*** Supplied data
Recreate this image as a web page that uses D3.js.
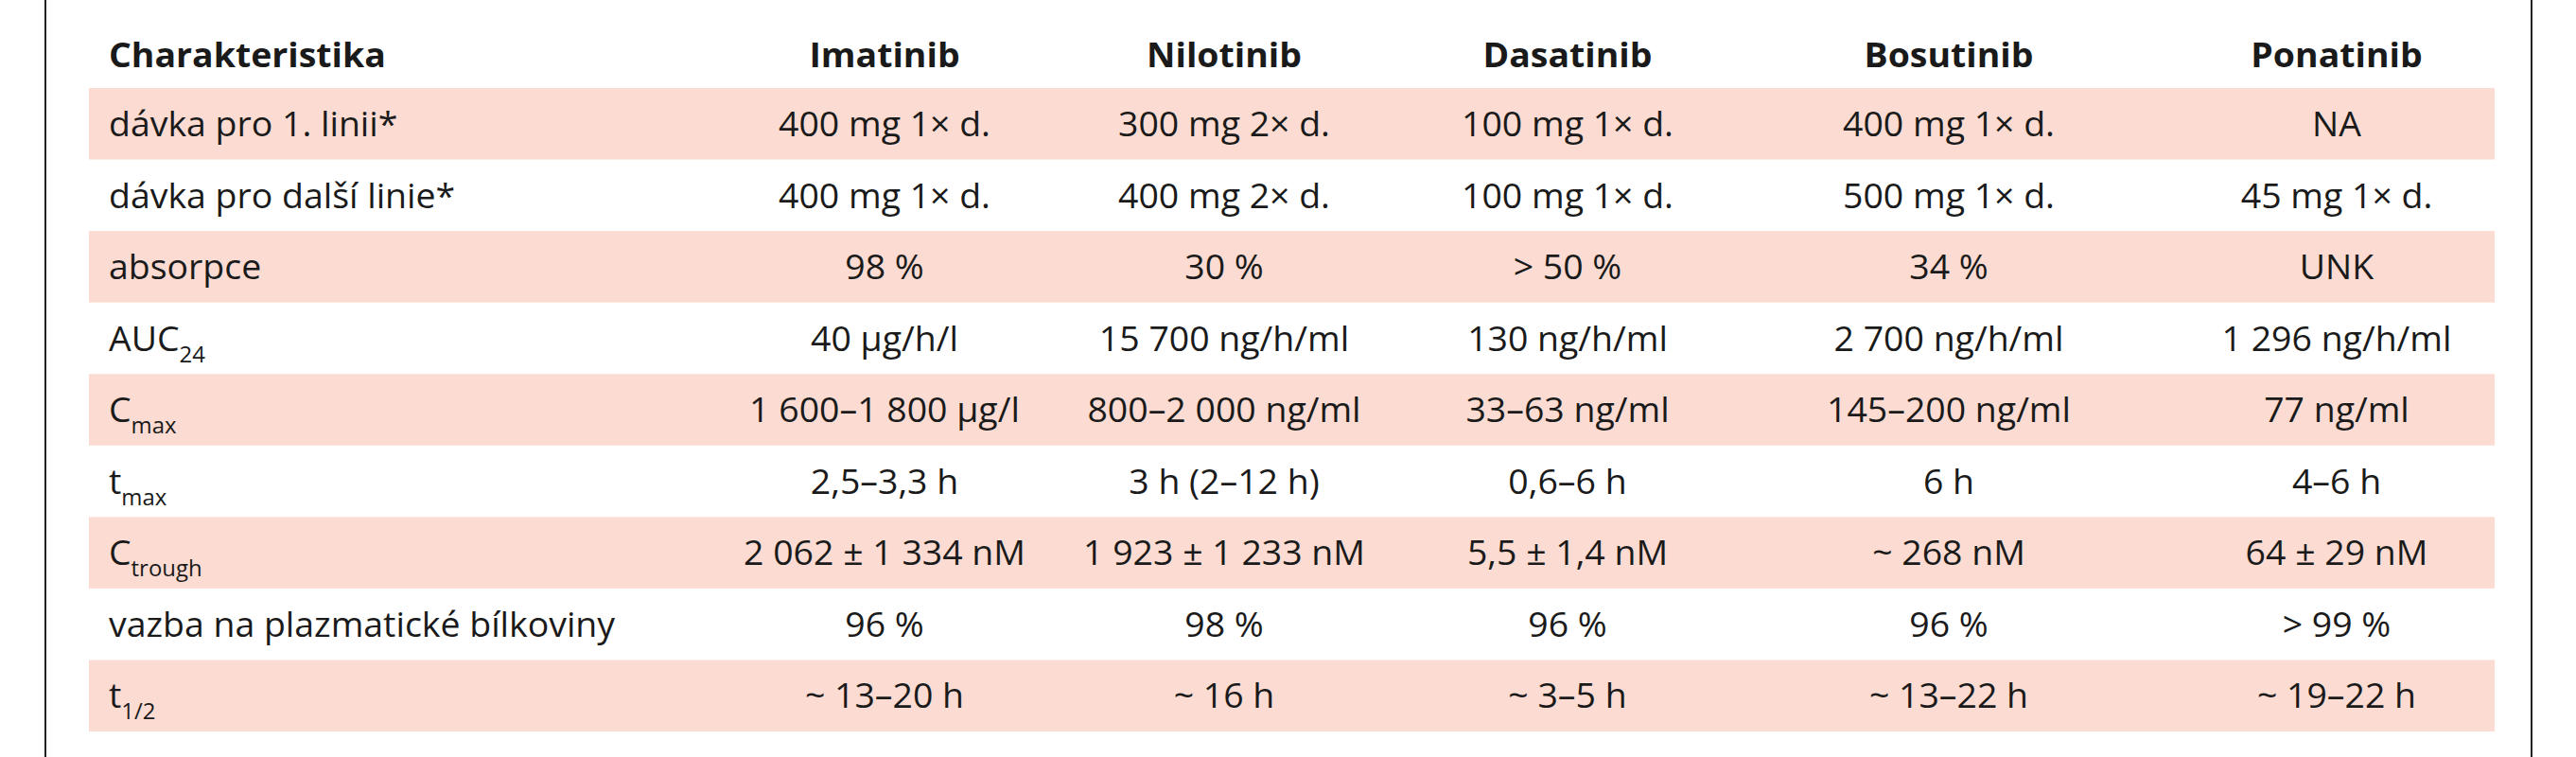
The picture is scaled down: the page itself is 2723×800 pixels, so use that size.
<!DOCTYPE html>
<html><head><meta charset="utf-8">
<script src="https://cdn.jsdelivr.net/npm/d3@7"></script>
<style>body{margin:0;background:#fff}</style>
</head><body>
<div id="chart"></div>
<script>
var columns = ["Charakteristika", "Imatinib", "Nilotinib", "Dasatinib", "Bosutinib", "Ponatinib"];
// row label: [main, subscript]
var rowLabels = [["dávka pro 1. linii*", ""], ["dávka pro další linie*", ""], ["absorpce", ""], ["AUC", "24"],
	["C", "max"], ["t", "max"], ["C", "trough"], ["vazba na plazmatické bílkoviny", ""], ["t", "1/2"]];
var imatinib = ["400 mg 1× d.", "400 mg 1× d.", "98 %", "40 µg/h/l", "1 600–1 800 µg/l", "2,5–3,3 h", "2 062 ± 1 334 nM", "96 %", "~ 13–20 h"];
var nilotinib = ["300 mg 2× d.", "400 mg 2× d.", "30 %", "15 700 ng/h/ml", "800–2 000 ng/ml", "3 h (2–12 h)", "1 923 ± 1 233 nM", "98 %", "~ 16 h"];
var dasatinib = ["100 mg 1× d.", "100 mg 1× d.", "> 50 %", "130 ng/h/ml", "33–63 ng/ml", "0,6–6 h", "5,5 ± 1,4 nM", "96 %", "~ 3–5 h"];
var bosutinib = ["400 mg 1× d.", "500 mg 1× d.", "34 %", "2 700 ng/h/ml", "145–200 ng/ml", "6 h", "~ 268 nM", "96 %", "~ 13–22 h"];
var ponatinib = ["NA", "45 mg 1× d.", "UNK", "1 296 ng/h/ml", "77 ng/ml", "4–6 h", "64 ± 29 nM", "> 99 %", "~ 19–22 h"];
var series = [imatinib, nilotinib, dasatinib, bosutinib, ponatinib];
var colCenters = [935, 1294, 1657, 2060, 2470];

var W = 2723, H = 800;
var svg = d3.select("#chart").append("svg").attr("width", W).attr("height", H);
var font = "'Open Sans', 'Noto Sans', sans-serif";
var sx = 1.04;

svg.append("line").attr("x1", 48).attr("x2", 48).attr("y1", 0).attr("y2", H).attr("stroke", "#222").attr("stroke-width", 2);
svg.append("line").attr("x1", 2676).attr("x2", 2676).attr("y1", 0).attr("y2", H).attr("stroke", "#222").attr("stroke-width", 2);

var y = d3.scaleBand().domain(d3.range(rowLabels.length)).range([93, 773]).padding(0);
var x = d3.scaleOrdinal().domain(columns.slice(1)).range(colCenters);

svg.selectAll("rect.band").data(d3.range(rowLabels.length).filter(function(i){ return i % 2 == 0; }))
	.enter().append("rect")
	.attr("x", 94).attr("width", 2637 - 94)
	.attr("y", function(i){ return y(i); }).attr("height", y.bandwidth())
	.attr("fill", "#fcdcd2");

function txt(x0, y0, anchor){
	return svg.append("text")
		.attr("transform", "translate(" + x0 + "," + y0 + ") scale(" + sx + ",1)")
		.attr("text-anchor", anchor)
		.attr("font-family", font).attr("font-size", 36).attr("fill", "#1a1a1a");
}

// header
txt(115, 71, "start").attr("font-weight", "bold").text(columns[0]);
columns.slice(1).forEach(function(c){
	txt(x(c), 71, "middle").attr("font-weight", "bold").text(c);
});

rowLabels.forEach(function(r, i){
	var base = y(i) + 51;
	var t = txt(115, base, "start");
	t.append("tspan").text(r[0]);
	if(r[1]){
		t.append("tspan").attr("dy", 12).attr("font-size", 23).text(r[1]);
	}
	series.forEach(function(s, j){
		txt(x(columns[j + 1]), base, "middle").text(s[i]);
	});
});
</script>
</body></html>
******
▸ **Exercise prompt**
Set down the complete material exactly, but do not include the images.

▸ **Complete response**
Recreate this image as a web page that uses D3.js.
The picture is scaled down: the page itself is 2723×800 pixels, so use that size.
<!DOCTYPE html>
<html><head><meta charset="utf-8">
<script src="https://cdn.jsdelivr.net/npm/d3@7"></script>
<style>body{margin:0;background:#fff}</style>
</head><body>
<div id="chart"></div>
<script>
var columns = ["Charakteristika", "Imatinib", "Nilotinib", "Dasatinib", "Bosutinib", "Ponatinib"];
// row label: [main, subscript]
var rowLabels = [["dávka pro 1. linii*", ""], ["dávka pro další linie*", ""], ["absorpce", ""], ["AUC", "24"],
	["C", "max"], ["t", "max"], ["C", "trough"], ["vazba na plazmatické bílkoviny", ""], ["t", "1/2"]];
var imatinib = ["400 mg 1× d.", "400 mg 1× d.", "98 %", "40 µg/h/l", "1 600–1 800 µg/l", "2,5–3,3 h", "2 062 ± 1 334 nM", "96 %", "~ 13–20 h"];
var nilotinib = ["300 mg 2× d.", "400 mg 2× d.", "30 %", "15 700 ng/h/ml", "800–2 000 ng/ml", "3 h (2–12 h)", "1 923 ± 1 233 nM", "98 %", "~ 16 h"];
var dasatinib = ["100 mg 1× d.", "100 mg 1× d.", "> 50 %", "130 ng/h/ml", "33–63 ng/ml", "0,6–6 h", "5,5 ± 1,4 nM", "96 %", "~ 3–5 h"];
var bosutinib = ["400 mg 1× d.", "500 mg 1× d.", "34 %", "2 700 ng/h/ml", "145–200 ng/ml", "6 h", "~ 268 nM", "96 %", "~ 13–22 h"];
var ponatinib = ["NA", "45 mg 1× d.", "UNK", "1 296 ng/h/ml", "77 ng/ml", "4–6 h", "64 ± 29 nM", "> 99 %", "~ 19–22 h"];
var series = [imatinib, nilotinib, dasatinib, bosutinib, ponatinib];
var colCenters = [935, 1294, 1657, 2060, 2470];

var W = 2723, H = 800;
var svg = d3.select("#chart").append("svg").attr("width", W).attr("height", H);
var font = "'Open Sans', 'Noto Sans', sans-serif";
var sx = 1.04;

svg.append("line").attr("x1", 48).attr("x2", 48).attr("y1", 0).attr("y2", H).attr("stroke", "#222").attr("stroke-width", 2);
svg.append("line").attr("x1", 2676).attr("x2", 2676).attr("y1", 0).attr("y2", H).attr("stroke", "#222").attr("stroke-width", 2);

var y = d3.scaleBand().domain(d3.range(rowLabels.length)).range([93, 773]).padding(0);
var x = d3.scaleOrdinal().domain(columns.slice(1)).range(colCenters);

svg.selectAll("rect.band").data(d3.range(rowLabels.length).filter(function(i){ return i % 2 == 0; }))
	.enter().append("rect")
	.attr("x", 94).attr("width", 2637 - 94)
	.attr("y", function(i){ return y(i); }).attr("height", y.bandwidth())
	.attr("fill", "#fcdcd2");

function txt(x0, y0, anchor){
	return svg.append("text")
		.attr("transform", "translate(" + x0 + "," + y0 + ") scale(" + sx + ",1)")
		.attr("text-anchor", anchor)
		.attr("font-family", font).attr("font-size", 36).attr("fill", "#1a1a1a");
}

// header
txt(115, 71, "start").attr("font-weight", "bold").text(columns[0]);
columns.slice(1).forEach(function(c){
	txt(x(c), 71, "middle").attr("font-weight", "bold").text(c);
});

rowLabels.forEach(function(r, i){
	var base = y(i) + 51;
	var t = txt(115, base, "start");
	t.append("tspan").text(r[0]);
	if(r[1]){
		t.append("tspan").attr("dy", 12).attr("font-size", 23).text(r[1]);
	}
	series.forEach(function(s, j){
		txt(x(columns[j + 1]), base, "middle").text(s[i]);
	});
});
</script>
</body></html>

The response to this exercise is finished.